Shoppers are changing course due to a host of troubling reports about the global supply chain, staffing and shipping capacity in the wake of the pandemic.

Amazon, for example, is struggling to hire 75,000 more warehouse workers and drivers in the U.S. and Canada amidst the pandemic-related labor shortage and is boosting wages and incentives, according to a New York Post report.

An example of the global supply chain disruption was pointed out in an Associated Press report that stated that as of Oct. 22, more than 100 container ships with hundreds of millions of dollars worth of toys, electronics, clothing and furniture were waiting off the west coast due to backups in offloading and moving goods away from ports. The news outlet also reported that about 40% of all shipping containers entering the U.S. come through California’s Los Angeles and Long Beach ports.

Because of COVID-19, places where a lot of the world’s toys and gifts are made, like China, South Korea, Taiwan and southeast Asia, have had lockdowns that forced factories to reduce production or shut down, according to the National Retail Federation. Shipping companies, expecting a drop in demand, responded by cutting their schedules. Instead, the demand surged; and people responded to store closures not by spending less but by spending online.
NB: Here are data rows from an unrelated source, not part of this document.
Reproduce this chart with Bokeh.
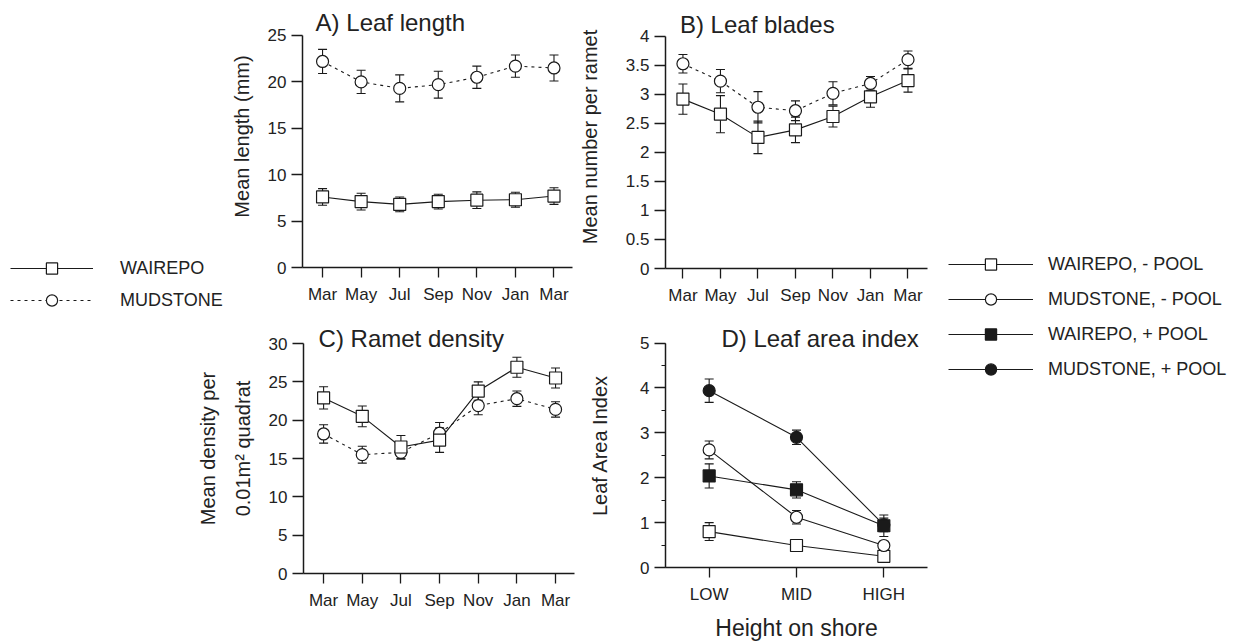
from bokeh.plotting import figure
from bokeh.layouts import row, column
from bokeh.models import (ColumnDataSource, Range1d, FactorRange, FixedTicker, SingleIntervalTicker,
                          NumeralTickFormatter, Whisker, TeeHead, Label, Legend, LegendItem)
from bokeh.embed import file_html
from bokeh.resources import INLINE

# ---------------- data ----------------
months = ["Mar", "May", "Jul", "Sep", "Nov", "Jan", "Mar"]

length_wairepo = [7.6, 7.1, 6.8, 7.1, 7.25, 7.3, 7.7]
length_wairepo_se = [0.9, 0.9, 0.8, 0.8, 0.9, 0.8, 0.9]
length_mudstone = [22.2, 20.0, 19.3, 19.7, 20.5, 21.7, 21.5]
length_mudstone_se = [1.3, 1.25, 1.45, 1.45, 1.2, 1.2, 1.4]

blades_wairepo = [2.92, 2.66, 2.26, 2.39, 2.62, 2.96, 3.24]
blades_wairepo_se = [0.26, 0.32, 0.28, 0.22, 0.18, 0.18, 0.2]
blades_mudstone = [3.53, 3.23, 2.78, 2.72, 3.02, 3.19, 3.6]
blades_mudstone_se = [0.16, 0.2, 0.27, 0.17, 0.2, 0.12, 0.15]

density_wairepo = [22.9, 20.5, 16.5, 17.4, 23.8, 26.9, 25.5]
density_wairepo_se = [1.45, 1.35, 1.5, 1.6, 1.2, 1.3, 1.3]
density_mudstone = [18.2, 15.5, 15.8, 18.3, 21.9, 22.8, 21.4]
density_mudstone_se = [1.2, 1.1, 0.9, 1.4, 1.2, 1.0, 1.0]

shores = ["LOW", "MID", "HIGH"]
lai_wairepo_nopool = [0.8, 0.49, 0.25]
lai_wairepo_nopool_se = [0.2, 0.05, 0.08]
lai_mudstone_nopool = [2.62, 1.12, 0.49]
lai_mudstone_nopool_se = [0.2, 0.15, 0.06]
lai_wairepo_pool = [2.04, 1.73, 0.93]
lai_wairepo_pool_se = [0.27, 0.18, 0.24]
lai_mudstone_pool = [3.94, 2.9, 0.95]
lai_mudstone_pool_se = [0.26, 0.16, 0.15]

FONT = "Liberation Sans"
INK = "#1a1a1a"
TXT = "#222222"


def make_panel(width, height, left, right, top, bottom, x_range, y_range):
    p = figure(width=width, height=height, x_range=x_range, y_range=y_range,
               output_backend="svg", toolbar_location=None,
               min_border_left=left, min_border_right=right,
               min_border_top=top, min_border_bottom=bottom)
    p.grid.visible = False
    p.outline_line_color = None
    for ax in (p.xaxis[0], p.yaxis[0]):
        ax.axis_line_color = INK
        ax.axis_line_width = 1.5
        ax.major_tick_line_color = INK
        ax.major_tick_line_width = 1.3
        ax.major_tick_in = 0
        ax.minor_tick_in = 0
        ax.minor_tick_out = 0
        ax.major_label_text_font = FONT
        ax.major_label_text_font_size = "17px"
        ax.major_label_text_color = TXT
        ax.axis_label_text_font = FONT
        ax.axis_label_text_font_size = "20px"
        ax.axis_label_text_font_style = "normal"
        ax.axis_label_text_color = TXT
    p.xaxis.major_tick_out = 10
    p.xaxis.major_label_standoff = 7
    p.yaxis.major_tick_out = 11
    p.yaxis.major_label_standoff = 5
    return p


def add_series(p, xs, ys, se, marker, fill, dash):
    src = ColumnDataSource(dict(x=xs, y=ys,
                                upper=[a + b for a, b in zip(ys, se)],
                                lower=[a - b for a, b in zip(ys, se)]))
    w = Whisker(base="x", upper="upper", lower="lower", source=src, level="underlay",
                line_color=INK, line_width=1.1,
                upper_head=TeeHead(size=9, line_color=INK, line_width=1.1),
                lower_head=TeeHead(size=9, line_color=INK, line_width=1.1))
    p.add_layout(w)
    p.line("x", "y", source=src, line_color=INK, line_width=1.1, line_dash=dash)
    p.scatter("x", "y", source=src, marker=marker, size=12, fill_color=fill,
              line_color=INK, line_width=1.2)


def month_axis(p):
    ticks = list(range(len(months)))
    p.xaxis.ticker = FixedTicker(ticks=ticks)
    p.xaxis.major_label_overrides = {i: m for i, m in zip(ticks, months)}


def title(p, x, y, text):
    p.add_layout(Label(x=x, y=y, text=text, text_font=FONT, text_font_size="24px",
                       text_color=TXT, text_align="left", text_baseline="middle"))


idx = list(range(len(months)))

# ---------------- Panel A ----------------
pA = make_panel(350, 320, 77, 3, 5, 53, Range1d(-0.52, 6.48), Range1d(0, 28.23))
month_axis(pA)
pA.yaxis.ticker = SingleIntervalTicker(interval=5, num_minor_ticks=0)
pA.yaxis.bounds = (0, 25)
pA.yaxis.axis_label = "Mean length (mm)"
pA.yaxis.axis_label_standoff = 12
add_series(pA, idx, length_wairepo, length_wairepo_se, "square", "white", "solid")
add_series(pA, idx, length_mudstone, length_mudstone_se, "circle", "white", "3 4")
title(pA, -0.18, 26.4, "A) Leaf length")

# ---------------- Panel B ----------------
pB = make_panel(360, 320, 82, 8, 5, 52, Range1d(-0.465, 6.52), Range1d(0, 4.534))
month_axis(pB)
pB.yaxis.ticker = SingleIntervalTicker(interval=0.5, num_minor_ticks=0)
pB.yaxis.bounds = (0, 4)
pB.yaxis.formatter = NumeralTickFormatter(format="0.[0]")
pB.yaxis.axis_label = "Mean number per ramet"
pB.yaxis.axis_label_standoff = 22
add_series(pB, idx, blades_wairepo, blades_wairepo_se, "square", "white", "solid")
add_series(pB, idx, blades_mudstone, blades_mudstone_se, "circle", "white", "3 4")
title(pB, -0.08, 4.21, "B) Leaf blades")

# ---------------- Panel C ----------------
pC = make_panel(575, 323, 303, 1, 3, 70, Range1d(-0.52, 6.49), Range1d(0, 32.61))
month_axis(pC)
pC.yaxis.ticker = SingleIntervalTicker(interval=5, num_minor_ticks=0)
pC.yaxis.bounds = (0, 30)
pC.yaxis.axis_label = "Mean density per\n0.01m\u00b2 quadrat"
pC.yaxis.axis_label_text_line_height = 1.55
pC.yaxis.axis_label_standoff = 12
add_series(pC, idx, density_mudstone, density_mudstone_se, "circle", "white", "3 4")
add_series(pC, idx, density_wairepo, density_wairepo_se, "square", "white", "solid")
title(pC, -0.13, 30.65, "C) Ramet density")

# ---------------- Panel D ----------------
pD = make_panel(360, 323, 85, 5, 3, 71, FactorRange(factors=shores), Range1d(0, 5.437))
pD.yaxis.ticker = SingleIntervalTicker(interval=1, num_minor_ticks=2)
pD.yaxis.bounds = (0, 5)
pD.yaxis.minor_tick_out = 4
pD.yaxis.minor_tick_line_color = INK
pD.yaxis.axis_label = "Leaf Area Index"
pD.yaxis.axis_label_standoff = 26
pD.xaxis.axis_label = "Height on shore"
pD.xaxis.axis_label_text_font_size = "23px"
pD.xaxis.axis_label_standoff = 8
add_series(pD, shores, lai_wairepo_nopool, lai_wairepo_nopool_se, "square", "white", "solid")
add_series(pD, shores, lai_mudstone_nopool, lai_mudstone_nopool_se, "circle", "white", "solid")
add_series(pD, shores, lai_mudstone_pool, lai_mudstone_pool_se, "circle", INK, "solid")
add_series(pD, shores, lai_wairepo_pool, lai_wairepo_pool_se, "square", INK, "solid")
title(pD, 0.64, 5.11, "D) Leaf area index")


# ---------------- legends ----------------
def legend_fig(width, height, entries, loc, glyph_w, standoff, spacing):
    f = figure(width=width, height=height, x_range=Range1d(0, 1), y_range=Range1d(0, 1),
               output_backend="svg", toolbar_location=None,
               x_axis_location=None, y_axis_location=None,
               min_border=0, min_border_left=0, min_border_right=0,
               min_border_top=0, min_border_bottom=0)
    f.grid.visible = False
    f.outline_line_color = None
    items = []
    for label, marker, fill, dash in entries:
        # off-range sample points: only the legend swatch is visible
        l = f.line(x=[-9, -8], y=[-9, -8], line_color=INK, line_width=1.1, line_dash=dash)
        s = f.scatter(x=[-9], y=[-9], marker=marker, fill_color=fill, line_color=INK,
                      line_width=1.2, size=12)
        items.append(LegendItem(label=label, renderers=[l, s]))
    lg = Legend(items=items, location=loc, glyph_width=glyph_w, glyph_height=28,
                label_height=28, spacing=spacing, padding=0, margin=0,
                label_standoff=standoff, border_line_color=None, background_fill_alpha=0,
                label_text_font=FONT, label_text_font_size="18px", label_text_color=TXT)
    f.add_layout(lg)
    return f


# legend location = bottom-left corner of the legend box, measured from frame bottom.
leg_left = legend_fig(225, 320, [("WAIREPO", "square", "white", "solid"),
                                 ("MUDSTONE", "circle", "white", "3 4")],
                      (10, 320 - (254 + 60)), 83, 27, 4)
leg_right = legend_fig(306, 643, [("WAIREPO, - POOL", "square", "white", "solid"),
                                  ("MUDSTONE, - POOL", "circle", "white", "solid"),
                                  ("WAIREPO, + POOL", "square", INK, "solid"),
                                  ("MUDSTONE, + POOL", "circle", INK, "solid")],
                       (13, 643 - (250 + 133)), 85, 15, 7)

layout = row(column(row(column(leg_left), pA), pC), column(pB, pD), leg_right)

open("out.html", "w").write(file_html(layout, INLINE))
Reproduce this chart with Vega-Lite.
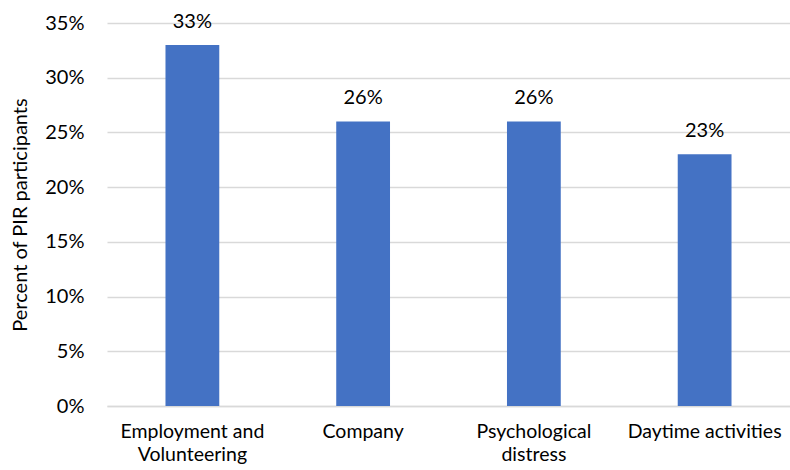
{
  "$schema": "https://vega.github.io/schema/vega-lite/v6.json",
  "autosize": {"type": "none"},
  "padding": {"left": 107, "top": 23, "right": 0, "bottom": 64},
  "width": 683,
  "height": 383,
  "background": "white",
  "config": {
    "view": {"stroke": null},
    "font": "Lato"
  },
  "data": {
    "values": [
      {"category": "Employment and Volunteering", "value": 0.33},
      {"category": "Company", "value": 0.26},
      {"category": "Psychological distress", "value": 0.26},
      {"category": "Daytime activities", "value": 0.23}
    ]
  },
  "encoding": {
    "x": {
      "field": "category",
      "type": "nominal",
      "sort": null,
      "scale": {"paddingInner": 0.685, "paddingOuter": 0.3425},
      "axis": {
        "title": null,
        "labelAngle": 0,
        "labelFontSize": 19.5,
        "labelColor": "#000000",
        "labelPadding": 16,
        "labelLineHeight": 23,
        "labelBaseline": "top",
        "ticks": false,
        "domainColor": "#d9d9d9",
        "domainWidth": 1.5,
        "labelExpr": "datum.value == 'Employment and Volunteering' ? ['Employment and', 'Volunteering'] : datum.value == 'Psychological distress' ? ['Psychological', 'distress'] : datum.value"
      }
    },
    "y": {
      "field": "value",
      "type": "quantitative",
      "scale": {"domain": [0, 0.35], "nice": false},
      "axis": {
        "title": "Percent of PIR participants",
        "titleFontSize": 20,
        "titleFontWeight": "normal",
        "titleColor": "#000000",
        "titlePadding": 14,
        "format": ".0%",
        "values": [0, 0.05, 0.1, 0.15, 0.2, 0.25, 0.3, 0.35],
        "labelFontSize": 20,
        "labelColor": "#000000",
        "labelPadding": 23,
        "ticks": false,
        "domain": false,
        "gridColor": "#d9d9d9",
        "gridWidth": 1.5
      }
    }
  },
  "layer": [
    {"mark": {"type": "bar", "color": "#4472C4"}},
    {
      "mark": {"type": "text", "fontSize": 20, "color": "#000000", "baseline": "alphabetic", "dy": -17},
      "encoding": {"text": {"field": "value", "type": "quantitative", "format": ".0%"}}
    }
  ]
}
The result – supply chain bottlenecks.

Because of the problems, 75% of holiday shoppers are concerned about stores running out of stock, especially electronics, accessories, toys and hobby supplies, according to the Deloitte Insights survey.

Nonetheless, overall holiday spending is expected to go up by 5%, according to the Deloitte Insights survey. The increase in spending will be largely driven by higher-income households, the survey said.